La apelación a un macabro régimen que pretende controlarlo todo -sin excluir los sueños o los ronquidos del jefe del Estado- resulta, como es obvio, un recurso retórico, porque no existe ninguna posibilidad de llegar a la Presidencia de Estados Unidos sin las bendiciones del maldito establishment. Pero es un recurso poderoso por su capacidad de convertir al que gobierna -y a veces a los que mandan- en una víctima con la que identificarse, una víctima que no le hace demasiados ascos al martirologio siempre y cuando no tenga que levantarse del sillón. Un método muy caro a ciertas estrategias populistas: en medio del líder y sus conciudadanos está el Estado -o el Gobierno- y su constelaciones de intereses espurios. El líder tiene el deber de denunciar y obviar estos intereses y dirigirse directamente al pueblo para denunciar lo que sea o para dejar claro que cualquier denuncia en su contra es una patraña urdida por el régimen.
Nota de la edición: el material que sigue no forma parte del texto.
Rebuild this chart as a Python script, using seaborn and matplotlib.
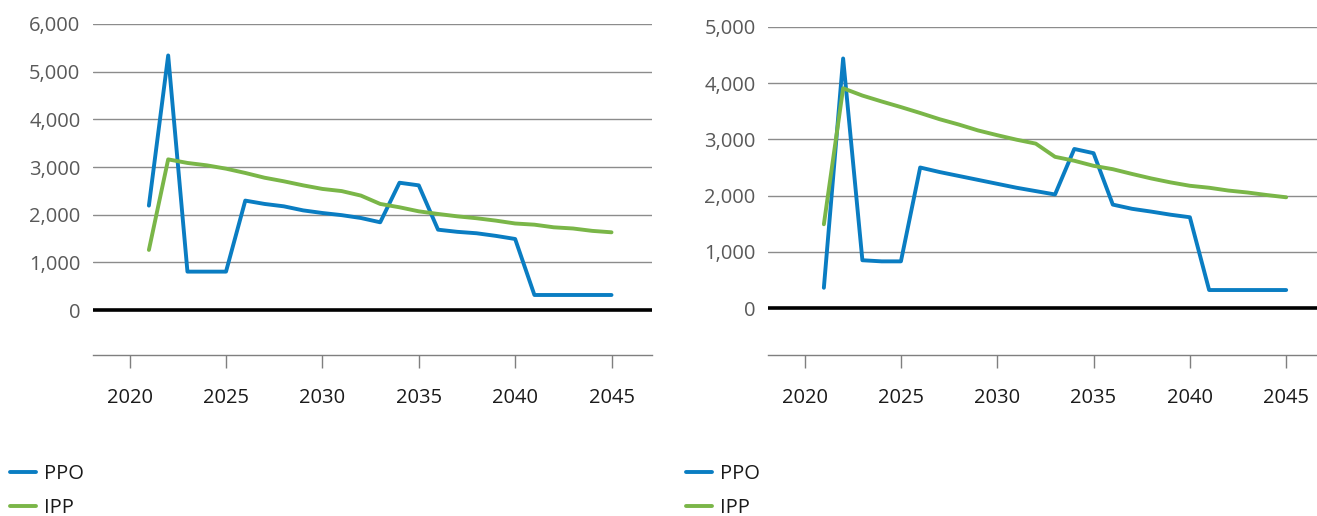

No son actitudes ajenas a nuestras ínsulas baratarias. En los últimos años he podido ver cómo cualquier información -por sólidos o evidentes que fueran sus datos- era caricaturizada como propaganda de un régimen tan brutal que permite al mártir perseguido ganar elecciones durante treinta años consecutivos, por ejemplo. Se ha visto y oído insultar a periodistas en sesiones plenarias y a amenazar a adversarios y a socios políticos y citar generosamente a amigos, familiares y vecinos como gente inequívocamente sospechosa. Porque existe una enorme conspiración organizada -como quizás el lector ya haya supuesto- por el establishment para subvertir el orden constitucional, y, vete a saber por qué, han empezado por mí. Por él. Porque es de izquierdas -por ejemplo- y quiere cambiar las cosas pero, sobre todo, lo que quiere cambiar como prioridad es que nadie pueda rechistarle sin su magnífico permiso.